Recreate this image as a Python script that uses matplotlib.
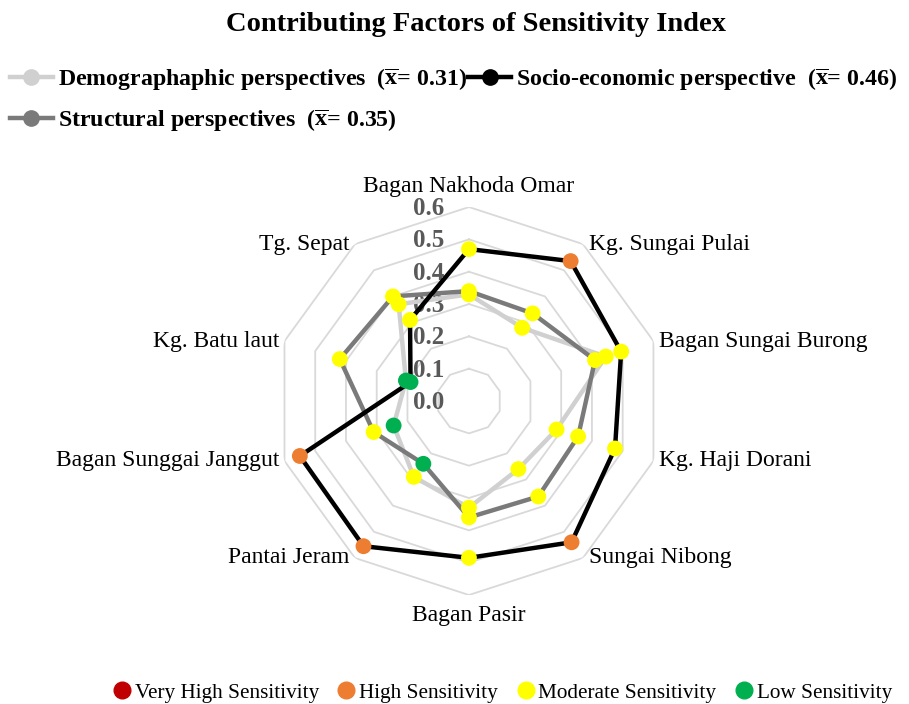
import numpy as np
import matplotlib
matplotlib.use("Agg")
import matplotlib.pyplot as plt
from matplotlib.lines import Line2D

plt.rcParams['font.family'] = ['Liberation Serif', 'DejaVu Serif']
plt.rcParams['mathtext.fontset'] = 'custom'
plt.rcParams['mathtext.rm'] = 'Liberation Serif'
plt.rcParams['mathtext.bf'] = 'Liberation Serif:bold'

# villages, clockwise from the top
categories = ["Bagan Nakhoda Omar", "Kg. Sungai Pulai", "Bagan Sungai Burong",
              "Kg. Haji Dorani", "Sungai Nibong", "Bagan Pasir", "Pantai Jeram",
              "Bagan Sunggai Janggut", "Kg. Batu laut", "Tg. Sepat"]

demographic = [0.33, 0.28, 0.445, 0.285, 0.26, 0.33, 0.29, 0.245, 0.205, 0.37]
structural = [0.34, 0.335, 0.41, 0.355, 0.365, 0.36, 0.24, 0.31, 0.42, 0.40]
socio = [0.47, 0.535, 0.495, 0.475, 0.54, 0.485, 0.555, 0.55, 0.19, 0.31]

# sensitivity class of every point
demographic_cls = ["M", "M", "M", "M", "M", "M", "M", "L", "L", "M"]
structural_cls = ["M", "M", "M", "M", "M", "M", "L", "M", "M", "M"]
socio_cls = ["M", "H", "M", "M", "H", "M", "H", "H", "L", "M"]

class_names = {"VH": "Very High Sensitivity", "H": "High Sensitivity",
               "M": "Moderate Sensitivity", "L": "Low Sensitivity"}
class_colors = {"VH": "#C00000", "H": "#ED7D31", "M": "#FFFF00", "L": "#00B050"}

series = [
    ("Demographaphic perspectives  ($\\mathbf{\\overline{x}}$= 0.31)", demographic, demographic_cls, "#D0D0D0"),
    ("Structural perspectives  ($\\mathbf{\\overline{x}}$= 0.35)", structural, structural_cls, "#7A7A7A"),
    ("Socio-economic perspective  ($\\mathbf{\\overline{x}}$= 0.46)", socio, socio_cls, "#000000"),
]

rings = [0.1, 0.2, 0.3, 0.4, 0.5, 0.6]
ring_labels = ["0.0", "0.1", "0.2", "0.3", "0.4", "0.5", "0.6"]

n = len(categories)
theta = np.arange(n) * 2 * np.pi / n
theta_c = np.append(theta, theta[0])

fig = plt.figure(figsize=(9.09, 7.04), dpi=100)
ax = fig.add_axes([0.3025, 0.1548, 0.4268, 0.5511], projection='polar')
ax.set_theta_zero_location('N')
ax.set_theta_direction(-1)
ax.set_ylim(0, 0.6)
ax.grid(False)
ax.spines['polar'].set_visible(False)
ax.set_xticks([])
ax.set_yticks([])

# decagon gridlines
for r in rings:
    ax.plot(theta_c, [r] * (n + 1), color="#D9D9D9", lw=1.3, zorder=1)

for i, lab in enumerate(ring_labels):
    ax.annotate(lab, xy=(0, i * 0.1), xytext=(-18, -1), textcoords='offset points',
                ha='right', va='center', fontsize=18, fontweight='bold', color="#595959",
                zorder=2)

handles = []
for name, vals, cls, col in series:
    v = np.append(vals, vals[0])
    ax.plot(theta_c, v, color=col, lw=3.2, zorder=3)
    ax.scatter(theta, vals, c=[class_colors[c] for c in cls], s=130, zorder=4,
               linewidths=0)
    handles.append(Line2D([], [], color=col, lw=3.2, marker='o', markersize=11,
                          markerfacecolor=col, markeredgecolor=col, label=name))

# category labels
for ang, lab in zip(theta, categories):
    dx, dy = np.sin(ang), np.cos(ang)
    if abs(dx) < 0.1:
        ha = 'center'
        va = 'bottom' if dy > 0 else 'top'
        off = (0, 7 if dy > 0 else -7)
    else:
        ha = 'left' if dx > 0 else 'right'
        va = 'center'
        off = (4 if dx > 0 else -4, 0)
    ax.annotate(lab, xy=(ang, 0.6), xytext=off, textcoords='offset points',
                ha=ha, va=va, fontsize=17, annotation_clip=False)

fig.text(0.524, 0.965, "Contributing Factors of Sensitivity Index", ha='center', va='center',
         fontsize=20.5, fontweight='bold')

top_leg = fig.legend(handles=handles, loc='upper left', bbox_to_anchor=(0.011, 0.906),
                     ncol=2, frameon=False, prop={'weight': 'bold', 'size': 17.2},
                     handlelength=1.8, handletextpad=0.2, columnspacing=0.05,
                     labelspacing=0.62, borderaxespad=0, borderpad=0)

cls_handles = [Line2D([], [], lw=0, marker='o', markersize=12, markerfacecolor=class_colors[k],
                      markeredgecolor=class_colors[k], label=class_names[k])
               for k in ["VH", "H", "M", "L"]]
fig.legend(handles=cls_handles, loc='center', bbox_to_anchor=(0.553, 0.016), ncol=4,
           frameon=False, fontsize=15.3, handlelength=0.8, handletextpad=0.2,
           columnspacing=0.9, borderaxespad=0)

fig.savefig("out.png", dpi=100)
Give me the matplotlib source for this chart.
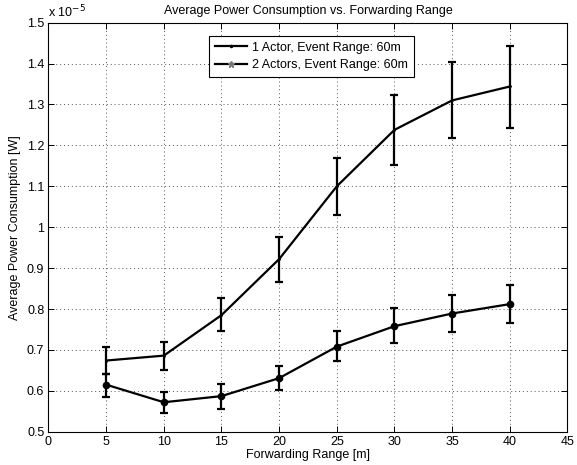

:: SET EXERCISE ::
Reproduce every line of the material precisely, omitting its pictures.

:: OUTPUT OF THE TASK ::
Recreate this image as a Python script that uses matplotlib.
import numpy as np
import matplotlib
matplotlib.use("Agg")
import matplotlib.pyplot as plt
from matplotlib.lines import Line2D

plt.rcParams['font.family'] = ['Liberation Serif', 'DejaVu Serif']
plt.rcParams['mathtext.fontset'] = 'custom'
plt.rcParams['mathtext.rm'] = 'Liberation Serif'
plt.rcParams['mathtext.bf'] = 'Liberation Serif:bold'

# villages, clockwise from the top
categories = ["Bagan Nakhoda Omar", "Kg. Sungai Pulai", "Bagan Sungai Burong",
              "Kg. Haji Dorani", "Sungai Nibong", "Bagan Pasir", "Pantai Jeram",
              "Bagan Sunggai Janggut", "Kg. Batu laut", "Tg. Sepat"]

demographic = [0.33, 0.28, 0.445, 0.285, 0.26, 0.33, 0.29, 0.245, 0.205, 0.37]
structural = [0.34, 0.335, 0.41, 0.355, 0.365, 0.36, 0.24, 0.31, 0.42, 0.40]
socio = [0.47, 0.535, 0.495, 0.475, 0.54, 0.485, 0.555, 0.55, 0.19, 0.31]

# sensitivity class of every point
demographic_cls = ["M", "M", "M", "M", "M", "M", "M", "L", "L", "M"]
structural_cls = ["M", "M", "M", "M", "M", "M", "L", "M", "M", "M"]
socio_cls = ["M", "H", "M", "M", "H", "M", "H", "H", "L", "M"]

class_names = {"VH": "Very High Sensitivity", "H": "High Sensitivity",
               "M": "Moderate Sensitivity", "L": "Low Sensitivity"}
class_colors = {"VH": "#C00000", "H": "#ED7D31", "M": "#FFFF00", "L": "#00B050"}

series = [
    ("Demographaphic perspectives  ($\\mathbf{\\overline{x}}$= 0.31)", demographic, demographic_cls, "#D0D0D0"),
    ("Structural perspectives  ($\\mathbf{\\overline{x}}$= 0.35)", structural, structural_cls, "#7A7A7A"),
    ("Socio-economic perspective  ($\\mathbf{\\overline{x}}$= 0.46)", socio, socio_cls, "#000000"),
]

rings = [0.1, 0.2, 0.3, 0.4, 0.5, 0.6]
ring_labels = ["0.0", "0.1", "0.2", "0.3", "0.4", "0.5", "0.6"]

n = len(categories)
theta = np.arange(n) * 2 * np.pi / n
theta_c = np.append(theta, theta[0])

fig = plt.figure(figsize=(9.09, 7.04), dpi=100)
ax = fig.add_axes([0.3025, 0.1548, 0.4268, 0.5511], projection='polar')
ax.set_theta_zero_location('N')
ax.set_theta_direction(-1)
ax.set_ylim(0, 0.6)
ax.grid(False)
ax.spines['polar'].set_visible(False)
ax.set_xticks([])
ax.set_yticks([])

# decagon gridlines
for r in rings:
    ax.plot(theta_c, [r] * (n + 1), color="#D9D9D9", lw=1.3, zorder=1)

for i, lab in enumerate(ring_labels):
    ax.annotate(lab, xy=(0, i * 0.1), xytext=(-18, -1), textcoords='offset points',
                ha='right', va='center', fontsize=18, fontweight='bold', color="#595959",
                zorder=2)

handles = []
for name, vals, cls, col in series:
    v = np.append(vals, vals[0])
    ax.plot(theta_c, v, color=col, lw=3.2, zorder=3)
    ax.scatter(theta, vals, c=[class_colors[c] for c in cls], s=130, zorder=4,
               linewidths=0)
    handles.append(Line2D([], [], color=col, lw=3.2, marker='o', markersize=11,
                          markerfacecolor=col, markeredgecolor=col, label=name))

# category labels
for ang, lab in zip(theta, categories):
    dx, dy = np.sin(ang), np.cos(ang)
    if abs(dx) < 0.1:
        ha = 'center'
        va = 'bottom' if dy > 0 else 'top'
        off = (0, 7 if dy > 0 else -7)
    else:
        ha = 'left' if dx > 0 else 'right'
        va = 'center'
        off = (4 if dx > 0 else -4, 0)
    ax.annotate(lab, xy=(ang, 0.6), xytext=off, textcoords='offset points',
                ha=ha, va=va, fontsize=17, annotation_clip=False)

fig.text(0.524, 0.965, "Contributing Factors of Sensitivity Index", ha='center', va='center',
         fontsize=20.5, fontweight='bold')

top_leg = fig.legend(handles=handles, loc='upper left', bbox_to_anchor=(0.011, 0.906),
                     ncol=2, frameon=False, prop={'weight': 'bold', 'size': 17.2},
                     handlelength=1.8, handletextpad=0.2, columnspacing=0.05,
                     labelspacing=0.62, borderaxespad=0, borderpad=0)

cls_handles = [Line2D([], [], lw=0, marker='o', markersize=12, markerfacecolor=class_colors[k],
                      markeredgecolor=class_colors[k], label=class_names[k])
               for k in ["VH", "H", "M", "L"]]
fig.legend(handles=cls_handles, loc='center', bbox_to_anchor=(0.553, 0.016), ncol=4,
           frameon=False, fontsize=15.3, handlelength=0.8, handletextpad=0.2,
           columnspacing=0.9, borderaxespad=0)

fig.savefig("out.png", dpi=100)
Give me the matplotlib source for this chart.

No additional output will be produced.